While delving into applied calculus and disease modeling, Spencer found her path veering toward mathematical epidemiology, where she focused on antibiotic-resistant strains of tuberculosis—a disease that first captured her interest at St. John’s.

“I was really moved by Dostoevsky, and Dostoevsky wrote a lot of descriptions of it,” she says. (Spencer also wrote her senior paper on the Russian author.) “TB is a bacterium, and the way it has evolved drug-resistance is really amazing.”

In January 2019 she secured a graduate assistant position at LANL and began working with mathematical epidemiologists. Since summer 2019 she has been researching five of the common viruses that underlie influenza-like illness: influenza, respiratory syncytial virus (RSV), rhinovirus, adenovirus, and coronavirus (including four coronaviruses that have been circulating for a long time, plus the more recent newcomers MERS and SARS).

Then, “all of a sudden COVID-19 hit,” she says.

Spencer’s dissertation had already addressed tuberculosis and common viruses underlying seasonal influenza-like illness; she is now adding a third chapter that specifically relates to the novel coronavirus.

“I’m doing a mitigation model for New Mexico,” she says. “One aspect of running the scenarios is to be able to say ‘what if.’ What if we could test everyone in New Mexico? What if we knew for sure who has it or not? What would we do differently? The field of disease modeling [allows us to] explore the parameters to get a range of outcomes.

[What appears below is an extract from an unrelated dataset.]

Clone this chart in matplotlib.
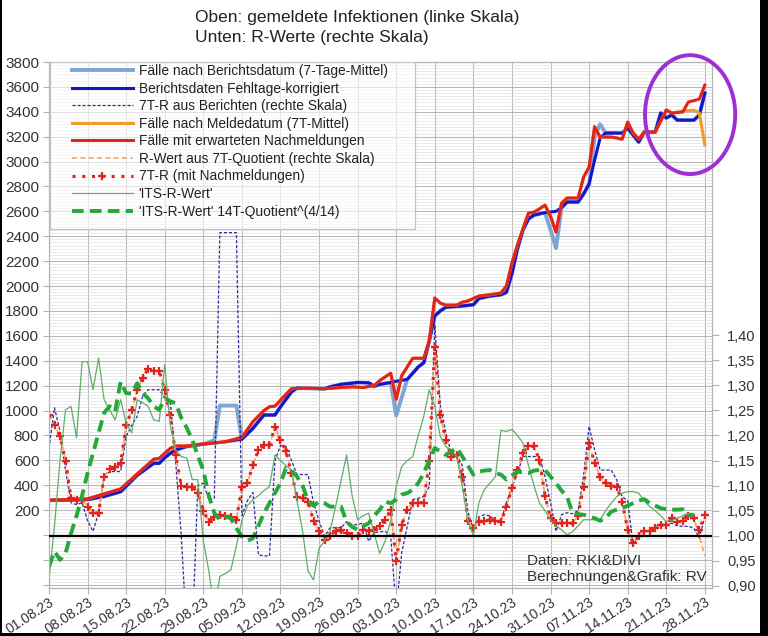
import numpy as np
import matplotlib
matplotlib.use('Agg')
import matplotlib.pyplot as plt
import matplotlib.patches as patches
from matplotlib.ticker import MultipleLocator, FuncFormatter, FixedLocator

plt.rcParams['font.family'] = ['Liberation Sans', 'DejaVu Sans']

# x-Achse: Tage seit 01.08.23
tick_tage = [0, 7, 14, 21, 28, 35, 42, 49, 56, 63, 70, 77, 84, 91, 98, 105, 112, 119]
tick_labels = ['01.08.23', '08.08.23', '15.08.23', '22.08.23', '29.08.23', '05.09.23',
               '12.09.23', '19.09.23', '26.09.23', '03.10.23', '10.10.23', '17.10.23',
               '24.10.23', '31.10.23', '07.11.23', '14.11.23', '21.11.23', '28.11.23']

# Faelle mit erwarteten Nachmeldungen (linke Skala)
rot_tage = [0, 7, 13, 17, 19, 20, 22, 23, 25, 28, 32, 35, 37, 39, 40, 41, 43, 44, 47, 50,
            53, 55, 57, 59, 60, 61, 62, 63, 64, 66, 68, 69, 70, 71, 72, 74, 75, 76, 78, 80,
            82, 83, 84, 85, 86, 87, 88, 89, 90, 91, 92, 93, 94, 96, 97, 98, 99, 100, 102, 103,
            104, 105, 106, 107, 108, 110, 112, 113, 115, 116, 117, 118, 119]
rot_werte = [280, 290, 370, 530, 608, 616, 696, 715, 715, 731, 749, 785, 910, 1000, 1030, 1035, 1130, 1175, 1180, 1175,
             1185, 1190, 1185, 1200, 1240, 1270, 1300, 1090, 1280, 1420, 1420, 1560, 1904, 1863, 1847, 1847, 1870, 1880, 1920, 1930,
             1944, 2000, 2185, 2330, 2460, 2586, 2594, 2620, 2650, 2560, 2433, 2666, 2707, 2707, 2875, 2956, 3280, 3197, 3197, 3190,
             3180, 3317, 3229, 3180, 3237, 3237, 3414, 3390, 3398, 3478, 3490, 3502, 3614]

# Berichtsdaten Fehltage-korrigiert
blau_tage = [0, 7, 10, 13, 16, 19, 20, 21, 22, 23, 25, 28, 32, 35, 37, 39, 41, 42, 44, 45,
             50, 51, 53, 56, 58, 59, 60, 62, 63, 65, 66, 67, 68, 69, 70, 71, 72, 75, 77, 78,
             80, 82, 83, 84, 85, 86, 87, 88, 90, 92, 93, 94, 96, 97, 98, 99, 100, 101, 104, 105,
             106, 107, 108, 110, 111, 112, 113, 114, 117, 118, 119]
blau_werte = [278, 285, 310, 348, 480, 576, 576, 620, 656, 683, 712, 730, 748, 770, 857, 964, 964, 1030, 1150, 1180,
              1175, 1190, 1210, 1225, 1223, 1195, 1210, 1225, 1235, 1250, 1300, 1350, 1384, 1560, 1760, 1800, 1830, 1840, 1850, 1900,
              1920, 1930, 1950, 2100, 2300, 2450, 2540, 2570, 2590, 2600, 2630, 2675, 2675, 2740, 2820, 3012, 3189, 3229, 3229, 3269,
              3213, 3157, 3237, 3237, 3390, 3350, 3375, 3333, 3333, 3373, 3550]

# Faelle nach Berichtsdatum: wie oben, abweichende Tage
hell_tage = [30, 31, 32, 33, 34, 35, 63, 91, 92, 99, 100]
hell_werte = [760, 1040, 1040, 1040, 1040, 770, 960, 2450, 2305, 3200, 3300]

# Faelle nach Meldedatum: wie rot, abweichende Tage am Ende
orange_tage = [115, 116, 117, 118, 119]
orange_werte = [3405, 3410, 3412, 3390, 3135]

# 7T-R (mit Nachmeldungen), ab 01.08.
r_nachmeld = [1.241, 1.221, 1.198, 1.15, 1.075, 1.072, 1.072, 1.058, 1.046, 1.045,
              1.118, 1.133, 1.137, 1.145, 1.22, 1.25, 1.29, 1.315, 1.333, 1.329,
              1.329, 1.29, 1.24, 1.16, 1.10, 1.098, 1.098, 1.085, 1.05, 1.028,
              1.038, 1.042, 1.04, 1.038, 1.032, 1.098, 1.105, 1.141, 1.171, 1.181,
              1.18, 1.217, 1.191, 1.168, 1.125, 1.078, 1.075, 1.068, 1.03, 1.01,
              0.992, 1.0, 1.01, 1.011, 1.006, 1.0, 0.999, 1.012, 1.009, 1.012,
              1.02, 1.032, 1.052, 0.949, 1.022, 1.052, 1.066, 1.066, 1.066, 1.15,
              1.377, 1.24, 1.191, 1.158, 1.161, 1.118, 1.03, 1.015, 1.028, 1.03,
              1.032, 1.03, 1.028, 1.058, 1.095, 1.131, 1.165, 1.179, 1.178, 1.151,
              1.08, 1.035, 1.025, 1.025, 1.025, 1.025, 1.04, 1.098, 1.185, 1.145,
              1.118, 1.105, 1.1, 1.098, 1.068, 1.012, 0.985, 0.999, 1.009, 1.009,
              1.015, 1.022, 1.022, 1.035, 1.028, 1.03, 1.04, 1.035, 1.012, 1.042]

# R-Wert aus 7T-Quotient: wie oben, abweichende Tage
quot_tage = [117, 118, 119]
quot_werte = [1.035, 1.0, 0.96]

# 7T-R aus Berichten
r_berichte = [1.175, 1.255, 1.208, 1.13, 1.066, 1.062, 1.066, 1.03, 1.009, 1.046,
              1.118, 1.128, 1.128, 1.128, 1.198, 1.22, 1.238, 1.278, 1.291, 1.291,
              1.291, 1.275, 1.27, 1.145, 1.0, 0.80, 0.80, 1.10, 1.105, 1.072,
              1.075, 1.604, 1.604, 1.604, 1.604, 1.04, 1.07, 1.086, 0.962, 0.96,
              0.96, 1.15, 1.18, 1.178, 1.15, 1.122, 1.122, 1.122, 1.066, 1.03,
              0.999, 1.016, 1.016, 1.016, 1.028, 1.022, 1.022, 1.026, 0.989, 1.006,
              1.008, 1.009, 1.0, 0.85, 0.966, 1.019, 1.072, 1.075, 1.078, 1.098,
              1.42, 1.26, 1.205, 1.165, 1.161, 1.14, 1.048, 1.012, 1.038, 1.042,
              1.04, 1.03, 1.028, 1.066, 1.098, 1.125, 1.158, 1.158, 1.158, 1.158,
              1.118, 1.066, 1.009, 1.042, 1.046, 1.044, 1.05, 1.12, 1.218, 1.171,
              1.131, 1.131, 1.131, 1.112, 1.078, 1.07, 0.979, 1.006, 1.008, 1.009,
              1.019, 1.019, 1.022, 1.025, 1.02, 1.019, 1.019, 1.015, 0.996, 1.038]

# 'ITS-R-Wert'
its_r = [0.912, 1.02, 1.15, 1.251, 1.258, 1.195, 1.347, 1.347, 1.291, 1.354,
         1.271, 1.251, 1.231, 1.271, 1.225, 1.205, 1.271, 1.265, 1.258, 1.231,
         1.228, 1.341, 1.22, 1.171, 1.158, 1.155, 1.112, 1.112, 0.99, 0.93,
         0.85, 0.919, 0.925, 0.932, 0.98, 1.03, 1.06, 1.072, 1.08, 1.09,
         1.098, 1.161, 1.15, 1.14, 1.131, 1.07, 1.01, 0.93, 0.912, 0.975,
         0.99, 1.01, 1.058, 1.11, 1.161, 1.08, 1.032, 1.04, 1.045, 1.005,
         0.965, 0.99, 1.03, 1.098, 1.138, 1.15, 1.158, 1.2, 1.238, 1.291,
         1.258, 1.198, 1.178, 1.17, 1.158, 1.098, 1.03, 1.0, 1.066, 1.092,
         1.105, 1.118, 1.21, 1.208, 1.212, 1.2, 1.185, 1.14, 1.1, 1.065,
         1.05, 1.032, 1.02, 1.012, 1.002, 1.008, 1.02, 1.032, 1.032, 1.032,
         1.032, 1.05, 1.065, 1.078, 1.085, 1.088, 1.088, 1.085, 1.07, 1.058,
         1.05, 1.04, 1.028, 1.03, 1.035, 1.04, 1.045, 1.042]

# 'ITS-R-Wert' 14T-Quotient^(4/14)
its_14t = [0.939, 0.969, 0.952, 0.965, 1.005, 1.04, 1.08, 1.125, 1.165, 1.205,
           1.245, 1.258, 1.248, 1.307, 1.284, 1.284, 1.304, 1.284, 1.274, 1.258,
           1.251, 1.274, 1.268, 1.264, 1.235, 1.215, 1.191, 1.16, 1.13, 1.08,
           1.045, 1.032, 1.038, 1.035, 1.015, 0.999, 0.99, 0.995, 1.02, 1.045,
           1.065, 1.085, 1.105, 1.135, 1.13, 1.118, 1.1, 1.07, 1.06, 1.068,
           1.065, 1.058, 1.058, 1.058, 1.028, 1.018, 1.012, 1.019, 1.025, 1.04,
           1.052, 1.068, 1.065, 1.072, 1.082, 1.085, 1.092, 1.105, 1.125, 1.15,
           1.175, 1.168, 1.161, 1.168, 1.175, 1.158, 1.14, 1.122, 1.128, 1.13,
           1.131, 1.125, 1.122, 1.112, 1.12, 1.128, 1.126, 1.125, 1.13, 1.131,
           1.131, 1.118, 1.105, 1.09, 1.078, 1.045, 1.043, 1.042, 1.038, 1.035,
           1.03, 1.035, 1.048, 1.052, 1.055, 1.06, 1.065, 1.07, 1.073, 1.065,
           1.06, 1.055, 1.053, 1.052, 1.052, 1.053, 1.042, 1.042]


def mit_abweichungen(tage, werte, neu_tage, neu_werte):
    d = dict(zip(tage, werte))
    d.update(dict(zip(neu_tage, neu_werte)))
    t = sorted(d)
    return t, [d[k] for k in t]


hell_t, hell_v = mit_abweichungen(blau_tage, blau_werte, hell_tage, hell_werte)
orange_t, orange_v = mit_abweichungen(rot_tage, rot_werte, orange_tage, orange_werte)
tage_r = list(range(len(r_nachmeld)))
quot_t, quot_v = mit_abweichungen(tage_r, r_nachmeld, quot_tage, quot_werte)

fig = plt.figure(figsize=(7.68, 6.36), dpi=100)
fig.patch.set_facecolor('black')
fig.patches.append(patches.Rectangle((2 / 768, 3 / 636), 758 / 768, 633 / 636,
                                     transform=fig.transFigure, facecolor='white',
                                     edgecolor='none', zorder=-10))

ax = fig.add_axes([49 / 768, 48 / 636, 663 / 768, 526 / 636])
ax.set_facecolor('white')
ax2 = ax.twinx()

grau = '#b3b3b3'
# linke Skala
l1, = ax.plot(hell_t, hell_v, color='#7fa6d2', lw=2.8, solid_joinstyle='round')
l2, = ax.plot(blau_tage, blau_werte, color='#1515c8', lw=2.2, solid_joinstyle='round')
l4, = ax.plot(orange_t, orange_v, color='#f29a2e', lw=2.2, solid_joinstyle='round')
l5, = ax.plot(rot_tage, rot_werte, color='#e3231e', lw=2.2, solid_joinstyle='round')

ax.set_xlim(0, 120.3)
ax.set_ylim(-426, 3800)
ax.yaxis.set_major_locator(MultipleLocator(200))
ax.yaxis.set_minor_locator(MultipleLocator(25))
ax.yaxis.set_major_formatter(FuncFormatter(lambda v, p: f'{int(v)}' if v > 0 else ''))
ax.set_xticks(tick_tage)
ax.set_xticklabels(tick_labels, rotation=33, ha='right', rotation_mode='anchor',
                   fontsize=10, color='#333333')
ax.tick_params(axis='x', length=4, color=grau, pad=1)
ax.tick_params(axis='y', which='major', length=4, color=grau, labelsize=11, labelcolor='#333333', pad=3)
ax.tick_params(axis='y', which='minor', length=0)
ax.grid(True, which='major', axis='both', color='#b8b8b8', lw=0.8)
ax.grid(True, which='minor', axis='y', color='#e2e2e2', lw=0.5)
ax.set_axisbelow(True)

# rechte Skala
l3, = ax2.plot(tage_r, r_berichte, color='#2b2b9c', lw=0.9, ls=(0, (2.5, 1.5)))
l6, = ax2.plot(quot_t, quot_v, color='#f4a460', lw=1.2, ls=(0, (3, 2)))
l7, = ax2.plot(tage_r, r_nachmeld, color='#e3231e', lw=2.2, ls=(0, (1, 2.2)),
               marker='+', ms=6, mew=1.6)
l8, = ax2.plot(list(range(len(its_r))), its_r, color='#5fae6a', lw=0.9)
l9, = ax2.plot(list(range(len(its_14t))), its_14t, color='#24a83a', lw=2.8, ls=(0, (3, 1.6)))
ax2.axhline(1.0, color='black', lw=1.6, zorder=5)

ax2.set_ylim(0.896, 1.944)
rechts_ticks = [0.90, 0.95, 1.00, 1.05, 1.10, 1.15, 1.20, 1.25, 1.30, 1.35, 1.40]
ax2.yaxis.set_major_locator(FixedLocator(rechts_ticks))
ax2.yaxis.set_major_formatter(FuncFormatter(lambda v, p: f'{v:.2f}'.replace('.', ',')))
ax2.tick_params(axis='y', length=5, color=grau, labelsize=10.5, labelcolor='#333333', pad=6)

for a in (ax, ax2):
    for s in a.spines.values():
        s.set_color(grau)
        s.set_linewidth(0.8)

# Legendenrahmen
ax2.add_patch(patches.Rectangle((1 / 663, (588 - 229) / 526), 365 / 663, 167 / 526,
                                transform=ax2.transAxes, facecolor='white', alpha=0.6,
                                edgecolor='none', zorder=8))
ax2.add_patch(patches.Rectangle((1 / 663, (588 - 229) / 526), 365 / 663, 167 / 526,
                                transform=ax2.transAxes, fill=False,
                                edgecolor='#c4c4c4', lw=0.9, zorder=8))

handles = [l1, l2, l3, l4, l5, l6, l7, l8, l9]
labels = ['Fälle nach Berichtsdatum (7-Tage-Mittel)',
          'Berichtsdaten Fehltage-korrigiert',
          '7T-R aus Berichten (rechte Skala)',
          'Fälle nach Meldedatum (7T-Mittel)',
          'Fälle mit erwarteten Nachmeldungen',
          'R-Wert aus 7T-Quotient (rechte Skala)',
          '7T-R (mit Nachmeldungen)',
          "'ITS-R-Wert'",
          "'ITS-R-Wert' 14T-Quotient^(4/14)"]
leg = ax2.legend(handles, labels, loc='upper left', bbox_to_anchor=(23 / 663, 1 - 2 / 526),
                 borderaxespad=0, fontsize=9.9, handlelength=4.4, handletextpad=0.45,
                 labelspacing=0.26, borderpad=0.0, frameon=False, numpoints=1)
leg.set_zorder(9)
for t in leg.get_texts():
    t.set_color('#222222')

ax2.add_patch(patches.Ellipse((0.967, 0.9), 0.136, 0.226, transform=ax2.transAxes,
                              fill=False, edgecolor='#9c2fd6', lw=2.8, clip_on=False, zorder=10))

ax2.text(0.7205, 0.008, 'Daten: RKI&DIVI\nBerechnungen&Grafik: RV', transform=ax2.transAxes,
         fontsize=11, color='#333333', ha='left', va='bottom', linespacing=1.15)

fig.text(195 / 768, 1 - 10 / 636, 'Oben: gemeldete Infektionen (linke Skala)\nUnten: R-Werte (rechte Skala)',
         fontsize=12.5, color='#222222', ha='left', va='top', linespacing=1.45)

fig.savefig('out.png', dpi=100, facecolor=fig.get_facecolor())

Public health decisions can be made.”

Before this year, mathematical epidemiology felt like a historical exercise for Spencer. “Now it’s my job to focus on COVID-19,” she says. “This is what I’ve been studying all the time. It’s all really happening. It’s really exciting and really upsetting at the same time. I feel a part of this international community of scientists. It’s pretty incredible.”

“I’ve been participating in CDC [Centers for Disease Control and Prevention] conference calls, primarily a forum for people to share data and documents and to talk,” she adds. “I’m only a graduate student, even though I am 56, and I’m amazed that I can participate.”

Spencer is on track to complete her dissertation in May 2020, and in June she will start a post-doctoral position at LANL. Notably, none of her educational or career opportunities have required her to leave New Mexico.

“I only applied to one college: St. John’s. I only applied to one graduate school: UNM. I totally did the counterintuitive thing and put all my eggs in one basket,” says Spencer, who now lives in Santa Fe.

“New Mexico is such an amazing place. It’s so beautiful, and the people here are so incredible. I think there’s an exceptional creativity per capita,” she says. “When I focus on what’s in front of me, surprising things happen.”